──────── Supplied information

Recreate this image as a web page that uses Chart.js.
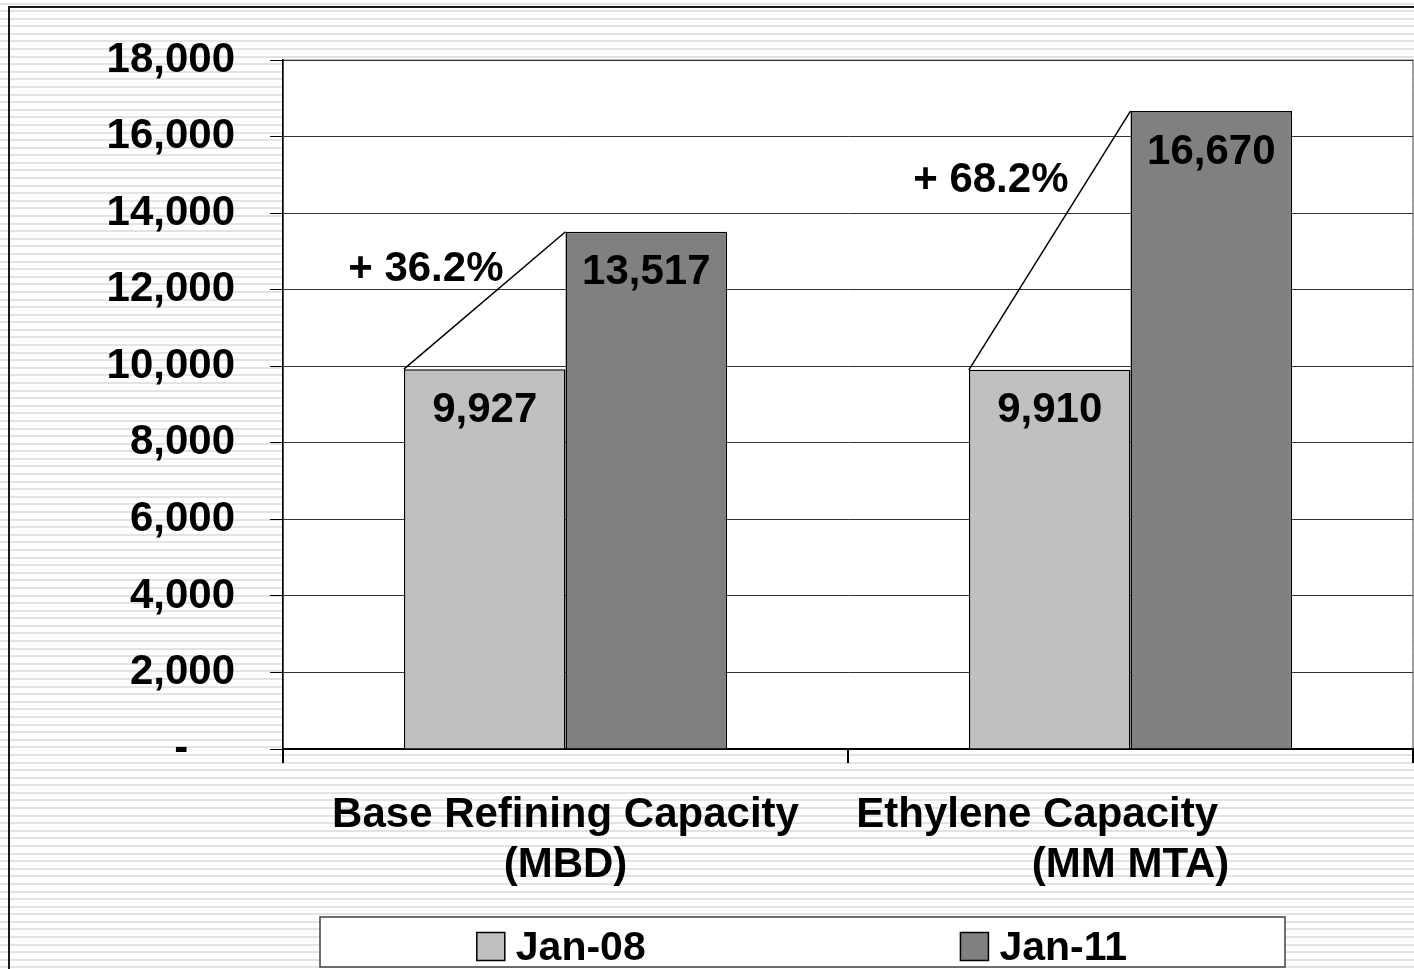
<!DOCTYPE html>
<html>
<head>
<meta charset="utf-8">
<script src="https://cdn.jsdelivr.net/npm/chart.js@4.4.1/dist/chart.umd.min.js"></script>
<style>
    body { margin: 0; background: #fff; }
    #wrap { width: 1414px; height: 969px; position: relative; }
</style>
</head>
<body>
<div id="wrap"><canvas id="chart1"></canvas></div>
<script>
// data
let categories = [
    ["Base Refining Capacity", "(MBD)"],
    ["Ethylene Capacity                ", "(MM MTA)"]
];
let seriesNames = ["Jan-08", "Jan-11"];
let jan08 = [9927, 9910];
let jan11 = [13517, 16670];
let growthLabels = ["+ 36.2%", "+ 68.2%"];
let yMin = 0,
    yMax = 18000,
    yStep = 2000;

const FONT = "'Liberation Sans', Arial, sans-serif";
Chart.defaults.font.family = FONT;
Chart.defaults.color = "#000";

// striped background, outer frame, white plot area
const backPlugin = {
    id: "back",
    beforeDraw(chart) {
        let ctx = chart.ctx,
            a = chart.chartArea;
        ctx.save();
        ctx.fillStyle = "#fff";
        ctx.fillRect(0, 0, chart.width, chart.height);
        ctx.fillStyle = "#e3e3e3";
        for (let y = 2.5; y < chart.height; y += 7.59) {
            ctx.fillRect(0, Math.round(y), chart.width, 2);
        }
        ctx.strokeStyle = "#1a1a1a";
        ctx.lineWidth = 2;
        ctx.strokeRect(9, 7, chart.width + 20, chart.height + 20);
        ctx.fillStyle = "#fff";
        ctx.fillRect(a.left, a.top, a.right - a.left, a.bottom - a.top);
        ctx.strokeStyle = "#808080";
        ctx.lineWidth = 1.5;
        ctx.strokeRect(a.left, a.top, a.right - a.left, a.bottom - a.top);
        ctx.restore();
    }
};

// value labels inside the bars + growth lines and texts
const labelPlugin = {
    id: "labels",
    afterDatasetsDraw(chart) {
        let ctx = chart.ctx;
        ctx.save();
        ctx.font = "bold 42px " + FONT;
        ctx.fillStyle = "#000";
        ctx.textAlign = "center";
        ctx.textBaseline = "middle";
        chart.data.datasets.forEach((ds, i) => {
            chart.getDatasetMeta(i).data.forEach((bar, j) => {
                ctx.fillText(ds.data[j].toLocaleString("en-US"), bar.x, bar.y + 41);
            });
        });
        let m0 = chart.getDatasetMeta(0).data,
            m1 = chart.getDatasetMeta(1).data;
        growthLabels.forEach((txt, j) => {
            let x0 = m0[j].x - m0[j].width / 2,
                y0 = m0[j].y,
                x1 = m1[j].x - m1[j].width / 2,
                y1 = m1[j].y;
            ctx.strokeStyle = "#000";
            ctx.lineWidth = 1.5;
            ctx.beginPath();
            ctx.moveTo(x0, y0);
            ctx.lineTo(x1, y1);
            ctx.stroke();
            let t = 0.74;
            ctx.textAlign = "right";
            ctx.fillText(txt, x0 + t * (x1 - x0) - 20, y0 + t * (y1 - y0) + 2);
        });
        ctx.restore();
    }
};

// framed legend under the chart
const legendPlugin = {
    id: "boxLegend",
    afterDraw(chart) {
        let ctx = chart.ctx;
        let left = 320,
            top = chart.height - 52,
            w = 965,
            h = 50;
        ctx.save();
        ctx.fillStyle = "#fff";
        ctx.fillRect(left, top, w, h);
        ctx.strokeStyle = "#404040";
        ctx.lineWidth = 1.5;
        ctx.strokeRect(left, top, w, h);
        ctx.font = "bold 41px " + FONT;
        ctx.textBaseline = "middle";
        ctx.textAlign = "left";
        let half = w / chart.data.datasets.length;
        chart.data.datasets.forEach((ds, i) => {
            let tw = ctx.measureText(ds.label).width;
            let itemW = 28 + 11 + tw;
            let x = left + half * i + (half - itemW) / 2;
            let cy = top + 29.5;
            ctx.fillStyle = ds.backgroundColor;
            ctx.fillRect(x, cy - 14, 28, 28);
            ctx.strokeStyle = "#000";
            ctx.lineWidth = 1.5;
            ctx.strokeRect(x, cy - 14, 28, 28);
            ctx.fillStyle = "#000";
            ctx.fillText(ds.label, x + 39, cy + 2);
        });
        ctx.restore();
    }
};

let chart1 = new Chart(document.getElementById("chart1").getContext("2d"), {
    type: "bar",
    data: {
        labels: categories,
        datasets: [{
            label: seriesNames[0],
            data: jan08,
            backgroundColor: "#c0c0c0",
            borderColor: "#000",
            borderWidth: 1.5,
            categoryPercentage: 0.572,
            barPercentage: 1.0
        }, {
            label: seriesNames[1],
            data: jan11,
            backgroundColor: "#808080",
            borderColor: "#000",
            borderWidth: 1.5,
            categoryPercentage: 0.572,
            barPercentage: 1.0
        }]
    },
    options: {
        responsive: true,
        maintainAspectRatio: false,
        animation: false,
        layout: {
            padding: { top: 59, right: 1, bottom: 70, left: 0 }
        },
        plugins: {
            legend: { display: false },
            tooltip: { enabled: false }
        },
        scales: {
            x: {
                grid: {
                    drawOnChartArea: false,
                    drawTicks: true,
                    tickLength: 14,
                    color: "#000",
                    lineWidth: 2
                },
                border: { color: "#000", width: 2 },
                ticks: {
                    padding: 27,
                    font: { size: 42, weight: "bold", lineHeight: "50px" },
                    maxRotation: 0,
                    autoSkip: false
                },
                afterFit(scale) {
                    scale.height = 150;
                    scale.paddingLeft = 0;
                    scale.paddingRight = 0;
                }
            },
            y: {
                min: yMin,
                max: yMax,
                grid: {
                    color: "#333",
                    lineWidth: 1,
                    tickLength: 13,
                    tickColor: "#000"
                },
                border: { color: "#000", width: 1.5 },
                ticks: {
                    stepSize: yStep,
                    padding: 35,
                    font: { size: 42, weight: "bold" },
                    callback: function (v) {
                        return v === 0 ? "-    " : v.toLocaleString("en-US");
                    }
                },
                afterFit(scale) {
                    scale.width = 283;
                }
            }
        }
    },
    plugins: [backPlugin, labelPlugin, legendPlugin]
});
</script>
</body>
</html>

────────────────

▶ [Exercise]: Copy every line of the data word for word, omitting the images.

▶ [Exercise solution]:
Recreate this image as a web page that uses Chart.js.
<!DOCTYPE html>
<html>
<head>
<meta charset="utf-8">
<script src="https://cdn.jsdelivr.net/npm/chart.js@4.4.1/dist/chart.umd.min.js"></script>
<style>
    body { margin: 0; background: #fff; }
    #wrap { width: 1414px; height: 969px; position: relative; }
</style>
</head>
<body>
<div id="wrap"><canvas id="chart1"></canvas></div>
<script>
// data
let categories = [
    ["Base Refining Capacity", "(MBD)"],
    ["Ethylene Capacity                ", "(MM MTA)"]
];
let seriesNames = ["Jan-08", "Jan-11"];
let jan08 = [9927, 9910];
let jan11 = [13517, 16670];
let growthLabels = ["+ 36.2%", "+ 68.2%"];
let yMin = 0,
    yMax = 18000,
    yStep = 2000;

const FONT = "'Liberation Sans', Arial, sans-serif";
Chart.defaults.font.family = FONT;
Chart.defaults.color = "#000";

// striped background, outer frame, white plot area
const backPlugin = {
    id: "back",
    beforeDraw(chart) {
        let ctx = chart.ctx,
            a = chart.chartArea;
        ctx.save();
        ctx.fillStyle = "#fff";
        ctx.fillRect(0, 0, chart.width, chart.height);
        ctx.fillStyle = "#e3e3e3";
        for (let y = 2.5; y < chart.height; y += 7.59) {
            ctx.fillRect(0, Math.round(y), chart.width, 2);
        }
        ctx.strokeStyle = "#1a1a1a";
        ctx.lineWidth = 2;
        ctx.strokeRect(9, 7, chart.width + 20, chart.height + 20);
        ctx.fillStyle = "#fff";
        ctx.fillRect(a.left, a.top, a.right - a.left, a.bottom - a.top);
        ctx.strokeStyle = "#808080";
        ctx.lineWidth = 1.5;
        ctx.strokeRect(a.left, a.top, a.right - a.left, a.bottom - a.top);
        ctx.restore();
    }
};

// value labels inside the bars + growth lines and texts
const labelPlugin = {
    id: "labels",
    afterDatasetsDraw(chart) {
        let ctx = chart.ctx;
        ctx.save();
        ctx.font = "bold 42px " + FONT;
        ctx.fillStyle = "#000";
        ctx.textAlign = "center";
        ctx.textBaseline = "middle";
        chart.data.datasets.forEach((ds, i) => {
            chart.getDatasetMeta(i).data.forEach((bar, j) => {
                ctx.fillText(ds.data[j].toLocaleString("en-US"), bar.x, bar.y + 41);
            });
        });
        let m0 = chart.getDatasetMeta(0).data,
            m1 = chart.getDatasetMeta(1).data;
        growthLabels.forEach((txt, j) => {
            let x0 = m0[j].x - m0[j].width / 2,
                y0 = m0[j].y,
                x1 = m1[j].x - m1[j].width / 2,
                y1 = m1[j].y;
            ctx.strokeStyle = "#000";
            ctx.lineWidth = 1.5;
            ctx.beginPath();
            ctx.moveTo(x0, y0);
            ctx.lineTo(x1, y1);
            ctx.stroke();
            let t = 0.74;
            ctx.textAlign = "right";
            ctx.fillText(txt, x0 + t * (x1 - x0) - 20, y0 + t * (y1 - y0) + 2);
        });
        ctx.restore();
    }
};

// framed legend under the chart
const legendPlugin = {
    id: "boxLegend",
    afterDraw(chart) {
        let ctx = chart.ctx;
        let left = 320,
            top = chart.height - 52,
            w = 965,
            h = 50;
        ctx.save();
        ctx.fillStyle = "#fff";
        ctx.fillRect(left, top, w, h);
        ctx.strokeStyle = "#404040";
        ctx.lineWidth = 1.5;
        ctx.strokeRect(left, top, w, h);
        ctx.font = "bold 41px " + FONT;
        ctx.textBaseline = "middle";
        ctx.textAlign = "left";
        let half = w / chart.data.datasets.length;
        chart.data.datasets.forEach((ds, i) => {
            let tw = ctx.measureText(ds.label).width;
            let itemW = 28 + 11 + tw;
            let x = left + half * i + (half - itemW) / 2;
            let cy = top + 29.5;
            ctx.fillStyle = ds.backgroundColor;
            ctx.fillRect(x, cy - 14, 28, 28);
            ctx.strokeStyle = "#000";
            ctx.lineWidth = 1.5;
            ctx.strokeRect(x, cy - 14, 28, 28);
            ctx.fillStyle = "#000";
            ctx.fillText(ds.label, x + 39, cy + 2);
        });
        ctx.restore();
    }
};

let chart1 = new Chart(document.getElementById("chart1").getContext("2d"), {
    type: "bar",
    data: {
        labels: categories,
        datasets: [{
            label: seriesNames[0],
            data: jan08,
            backgroundColor: "#c0c0c0",
            borderColor: "#000",
            borderWidth: 1.5,
            categoryPercentage: 0.572,
            barPercentage: 1.0
        }, {
            label: seriesNames[1],
            data: jan11,
            backgroundColor: "#808080",
            borderColor: "#000",
            borderWidth: 1.5,
            categoryPercentage: 0.572,
            barPercentage: 1.0
        }]
    },
    options: {
        responsive: true,
        maintainAspectRatio: false,
        animation: false,
        layout: {
            padding: { top: 59, right: 1, bottom: 70, left: 0 }
        },
        plugins: {
            legend: { display: false },
            tooltip: { enabled: false }
        },
        scales: {
            x: {
                grid: {
                    drawOnChartArea: false,
                    drawTicks: true,
                    tickLength: 14,
                    color: "#000",
                    lineWidth: 2
                },
                border: { color: "#000", width: 2 },
                ticks: {
                    padding: 27,
                    font: { size: 42, weight: "bold", lineHeight: "50px" },
                    maxRotation: 0,
                    autoSkip: false
                },
                afterFit(scale) {
                    scale.height = 150;
                    scale.paddingLeft = 0;
                    scale.paddingRight = 0;
                }
            },
            y: {
                min: yMin,
                max: yMax,
                grid: {
                    color: "#333",
                    lineWidth: 1,
                    tickLength: 13,
                    tickColor: "#000"
                },
                border: { color: "#000", width: 1.5 },
                ticks: {
                    stepSize: yStep,
                    padding: 35,
                    font: { size: 42, weight: "bold" },
                    callback: function (v) {
                        return v === 0 ? "-    " : v.toLocaleString("en-US");
                    }
                },
                afterFit(scale) {
                    scale.width = 283;
                }
            }
        }
    },
    plugins: [backPlugin, labelPlugin, legendPlugin]
});
</script>
</body>
</html>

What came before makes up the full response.